Given how short and bushy it is I would suspect someone chopped it down at some point.
The planters were moved back from the open place next to the road to that spot against the wall in the middle of winter. At first I thought they had simply been removed, but was glad to see they were just moved (the sidewalk was re-paved). It is fairly protected in the new location, though, you’re right, and I’m not sure exactly when it was moved. Some time after September and before January. You can see from the first photo in my earlier post, the wall in the background is the wall that the planter was moved against:
on rte 34, just west of alsea Oregon, there’s a lil abandoned church on the north side of the road. above it is a very old small cemetery. in the roadway between the two and stretching along the north side of 34 along the church, are dozens of good small pink apples. the trees aren’t tall and are not maintained at all. the apples I collected in 2017-2019, and again in 2021/22 were very good, crunchy and tart but not cider tart. no tannin flavors.
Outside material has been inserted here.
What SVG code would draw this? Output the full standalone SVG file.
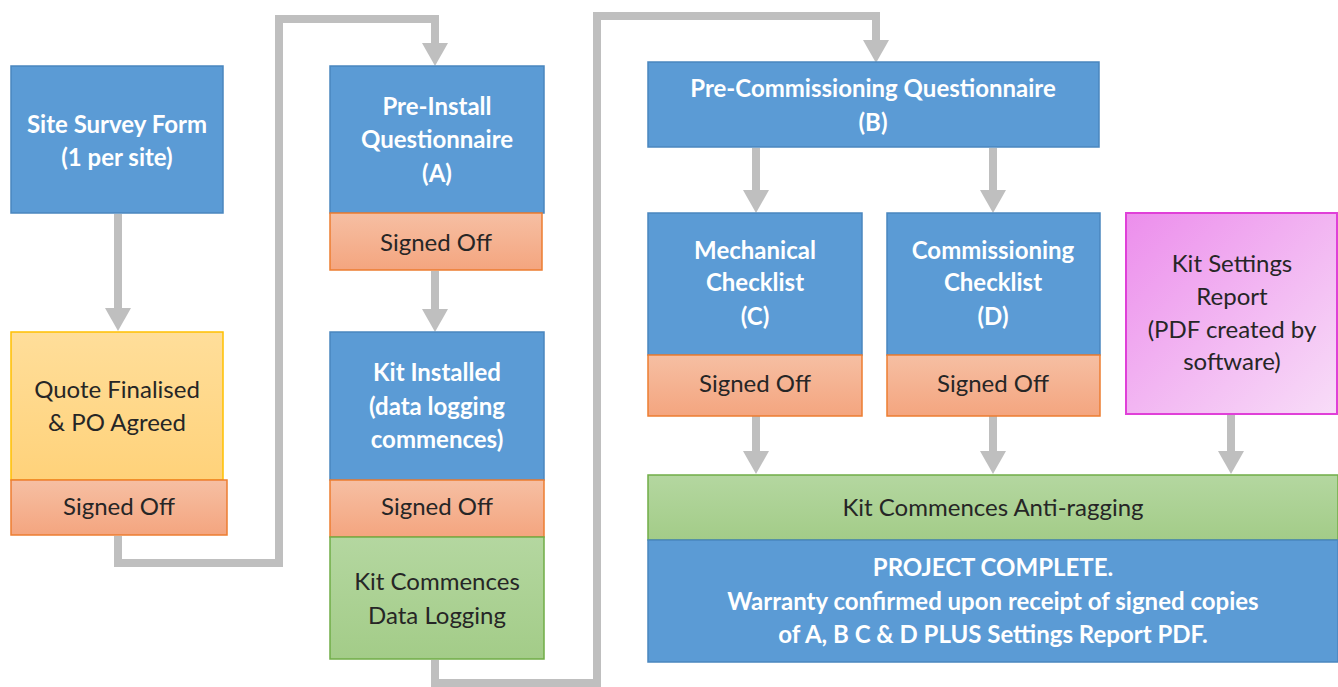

if anyone is in that area you might look if you’re driving along the river or to the coast. I don’t live there anymore (I lived in a cabin in the siuslaw, across from alsea river, about a mile into the woods from the river bend just past these trees) but I may be down there this summer to check again. if I recall I picked from some in August and others into November.
edit to add: Missouri bend on that river has good crawdad and fishing spots, and there’s blackberry and other old abandoned orchard trees right all along that river area.
A couple years ago I grafted scion of orient pear on a small callery seedling on the side of the road here on my place.
I pretty much forgot about it… then noticed it this week… it was all grown up… had lots of other small saplings, bush, brush, vines trying to smother it out.
I got in there with my loppers and hand pruner and rescued it…
I pruned it a bit once I had it free of all that growth… it will be getting much more sun now.
I was somewhat amazed that it turned out to be a decent shaped little pear tree.
My other pear trees in my orchard are about 70 yards away… is that too far for pear pollination ?
If so… i will graft some bell scion to it.
And… while clearing out the brush… about 10 ft away… found this…
A very nice little persimmon… no fruit on it yet… i will check the blossoms next spring to see if it is male or female.
TNHunter
Bees pollinate pears and will happily carry pollen 1/2 mile from one tree to the next. 70 yards is no concern at all.
Looks like a few more persimmon trees in the background of that pic.
Don’t stand still, a persimmon is likely to germinate under your feet and knock you on your American can.
This local street right-of-way (on public school property) has been planted entirely with a non-fruiting/ornamental pear of some sort, but mostly they are all struggling badly. This one is close to dying, but the rootstock has grown some shoots large enough to fruit for the first time. Any idea when these should be picked? They are still rock hard now.
I would just take one periodically and cut it open to see if the seeds are darkening.